**Data excerpt**
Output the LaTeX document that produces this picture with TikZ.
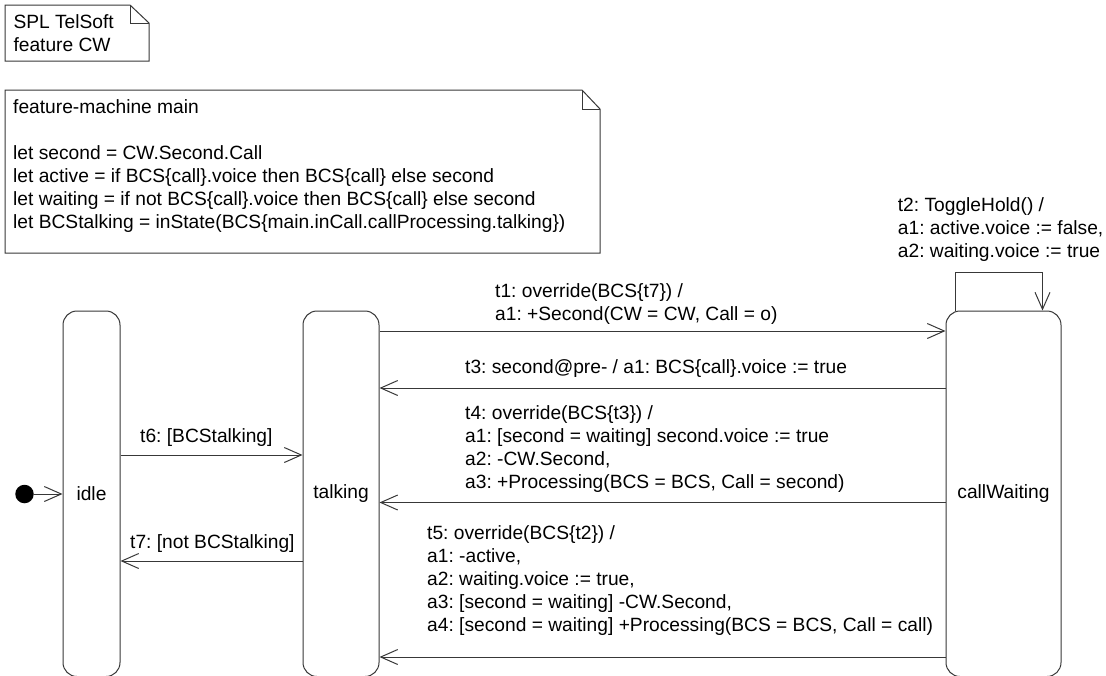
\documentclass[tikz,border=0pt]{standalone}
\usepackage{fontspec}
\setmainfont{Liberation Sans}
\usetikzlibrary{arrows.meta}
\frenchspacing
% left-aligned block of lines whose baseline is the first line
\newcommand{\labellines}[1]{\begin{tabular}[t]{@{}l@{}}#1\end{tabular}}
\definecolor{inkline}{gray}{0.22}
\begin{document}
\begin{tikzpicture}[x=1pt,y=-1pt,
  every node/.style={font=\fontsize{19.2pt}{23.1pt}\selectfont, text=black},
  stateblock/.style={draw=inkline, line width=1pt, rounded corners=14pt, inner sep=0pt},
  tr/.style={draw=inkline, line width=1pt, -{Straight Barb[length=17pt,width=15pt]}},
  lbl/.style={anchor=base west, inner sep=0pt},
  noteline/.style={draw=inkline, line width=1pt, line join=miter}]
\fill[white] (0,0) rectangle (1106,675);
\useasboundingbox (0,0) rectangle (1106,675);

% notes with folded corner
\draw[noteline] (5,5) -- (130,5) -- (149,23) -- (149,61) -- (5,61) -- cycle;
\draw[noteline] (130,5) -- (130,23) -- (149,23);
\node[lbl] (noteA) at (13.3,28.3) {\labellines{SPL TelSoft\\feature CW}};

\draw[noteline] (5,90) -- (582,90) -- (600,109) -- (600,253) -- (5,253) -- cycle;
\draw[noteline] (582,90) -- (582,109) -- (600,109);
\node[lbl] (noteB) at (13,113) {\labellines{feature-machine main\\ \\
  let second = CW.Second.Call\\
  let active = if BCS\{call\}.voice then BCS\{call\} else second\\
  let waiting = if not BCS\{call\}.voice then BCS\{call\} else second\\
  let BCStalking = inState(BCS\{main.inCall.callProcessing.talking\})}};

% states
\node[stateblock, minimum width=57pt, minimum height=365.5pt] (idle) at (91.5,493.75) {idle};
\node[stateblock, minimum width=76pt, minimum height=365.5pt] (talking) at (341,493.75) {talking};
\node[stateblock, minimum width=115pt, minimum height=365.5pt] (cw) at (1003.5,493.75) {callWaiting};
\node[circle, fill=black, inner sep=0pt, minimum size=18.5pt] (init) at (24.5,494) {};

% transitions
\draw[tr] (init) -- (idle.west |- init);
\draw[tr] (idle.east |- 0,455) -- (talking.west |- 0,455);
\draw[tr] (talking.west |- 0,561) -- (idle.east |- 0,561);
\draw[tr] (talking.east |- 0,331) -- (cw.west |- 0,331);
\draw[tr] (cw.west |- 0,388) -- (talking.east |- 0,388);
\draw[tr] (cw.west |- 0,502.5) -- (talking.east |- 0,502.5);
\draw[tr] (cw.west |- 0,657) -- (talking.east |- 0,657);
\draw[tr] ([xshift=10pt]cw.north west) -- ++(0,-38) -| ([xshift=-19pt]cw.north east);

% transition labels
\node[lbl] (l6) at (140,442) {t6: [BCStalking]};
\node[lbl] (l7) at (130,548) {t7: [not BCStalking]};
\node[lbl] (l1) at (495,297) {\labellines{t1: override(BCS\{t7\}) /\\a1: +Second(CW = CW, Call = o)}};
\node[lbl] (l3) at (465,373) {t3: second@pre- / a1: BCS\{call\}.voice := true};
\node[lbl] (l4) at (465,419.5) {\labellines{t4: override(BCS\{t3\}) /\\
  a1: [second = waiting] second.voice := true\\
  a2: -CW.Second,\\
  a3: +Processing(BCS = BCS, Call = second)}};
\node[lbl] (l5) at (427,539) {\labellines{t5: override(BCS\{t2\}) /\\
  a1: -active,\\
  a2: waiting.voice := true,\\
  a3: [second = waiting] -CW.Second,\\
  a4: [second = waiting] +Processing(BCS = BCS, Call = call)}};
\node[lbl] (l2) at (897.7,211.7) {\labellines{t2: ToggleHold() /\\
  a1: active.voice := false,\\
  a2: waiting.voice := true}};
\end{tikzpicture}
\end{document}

**Exercise**
Skip the images and write out the rest of the listing exactly.

**Task response**
Output the LaTeX document that produces this picture with TikZ.
\documentclass[tikz,border=0pt]{standalone}
\usepackage{fontspec}
\setmainfont{Liberation Sans}
\usetikzlibrary{arrows.meta}
\frenchspacing
% left-aligned block of lines whose baseline is the first line
\newcommand{\labellines}[1]{\begin{tabular}[t]{@{}l@{}}#1\end{tabular}}
\definecolor{inkline}{gray}{0.22}
\begin{document}
\begin{tikzpicture}[x=1pt,y=-1pt,
  every node/.style={font=\fontsize{19.2pt}{23.1pt}\selectfont, text=black},
  stateblock/.style={draw=inkline, line width=1pt, rounded corners=14pt, inner sep=0pt},
  tr/.style={draw=inkline, line width=1pt, -{Straight Barb[length=17pt,width=15pt]}},
  lbl/.style={anchor=base west, inner sep=0pt},
  noteline/.style={draw=inkline, line width=1pt, line join=miter}]
\fill[white] (0,0) rectangle (1106,675);
\useasboundingbox (0,0) rectangle (1106,675);

% notes with folded corner
\draw[noteline] (5,5) -- (130,5) -- (149,23) -- (149,61) -- (5,61) -- cycle;
\draw[noteline] (130,5) -- (130,23) -- (149,23);
\node[lbl] (noteA) at (13.3,28.3) {\labellines{SPL TelSoft\\feature CW}};

\draw[noteline] (5,90) -- (582,90) -- (600,109) -- (600,253) -- (5,253) -- cycle;
\draw[noteline] (582,90) -- (582,109) -- (600,109);
\node[lbl] (noteB) at (13,113) {\labellines{feature-machine main\\ \\
  let second = CW.Second.Call\\
  let active = if BCS\{call\}.voice then BCS\{call\} else second\\
  let waiting = if not BCS\{call\}.voice then BCS\{call\} else second\\
  let BCStalking = inState(BCS\{main.inCall.callProcessing.talking\})}};

% states
\node[stateblock, minimum width=57pt, minimum height=365.5pt] (idle) at (91.5,493.75) {idle};
\node[stateblock, minimum width=76pt, minimum height=365.5pt] (talking) at (341,493.75) {talking};
\node[stateblock, minimum width=115pt, minimum height=365.5pt] (cw) at (1003.5,493.75) {callWaiting};
\node[circle, fill=black, inner sep=0pt, minimum size=18.5pt] (init) at (24.5,494) {};

% transitions
\draw[tr] (init) -- (idle.west |- init);
\draw[tr] (idle.east |- 0,455) -- (talking.west |- 0,455);
\draw[tr] (talking.west |- 0,561) -- (idle.east |- 0,561);
\draw[tr] (talking.east |- 0,331) -- (cw.west |- 0,331);
\draw[tr] (cw.west |- 0,388) -- (talking.east |- 0,388);
\draw[tr] (cw.west |- 0,502.5) -- (talking.east |- 0,502.5);
\draw[tr] (cw.west |- 0,657) -- (talking.east |- 0,657);
\draw[tr] ([xshift=10pt]cw.north west) -- ++(0,-38) -| ([xshift=-19pt]cw.north east);

% transition labels
\node[lbl] (l6) at (140,442) {t6: [BCStalking]};
\node[lbl] (l7) at (130,548) {t7: [not BCStalking]};
\node[lbl] (l1) at (495,297) {\labellines{t1: override(BCS\{t7\}) /\\a1: +Second(CW = CW, Call = o)}};
\node[lbl] (l3) at (465,373) {t3: second@pre- / a1: BCS\{call\}.voice := true};
\node[lbl] (l4) at (465,419.5) {\labellines{t4: override(BCS\{t3\}) /\\
  a1: [second = waiting] second.voice := true\\
  a2: -CW.Second,\\
  a3: +Processing(BCS = BCS, Call = second)}};
\node[lbl] (l5) at (427,539) {\labellines{t5: override(BCS\{t2\}) /\\
  a1: -active,\\
  a2: waiting.voice := true,\\
  a3: [second = waiting] -CW.Second,\\
  a4: [second = waiting] +Processing(BCS = BCS, Call = call)}};
\node[lbl] (l2) at (897.7,211.7) {\labellines{t2: ToggleHold() /\\
  a1: active.voice := false,\\
  a2: waiting.voice := true}};
\end{tikzpicture}
\end{document}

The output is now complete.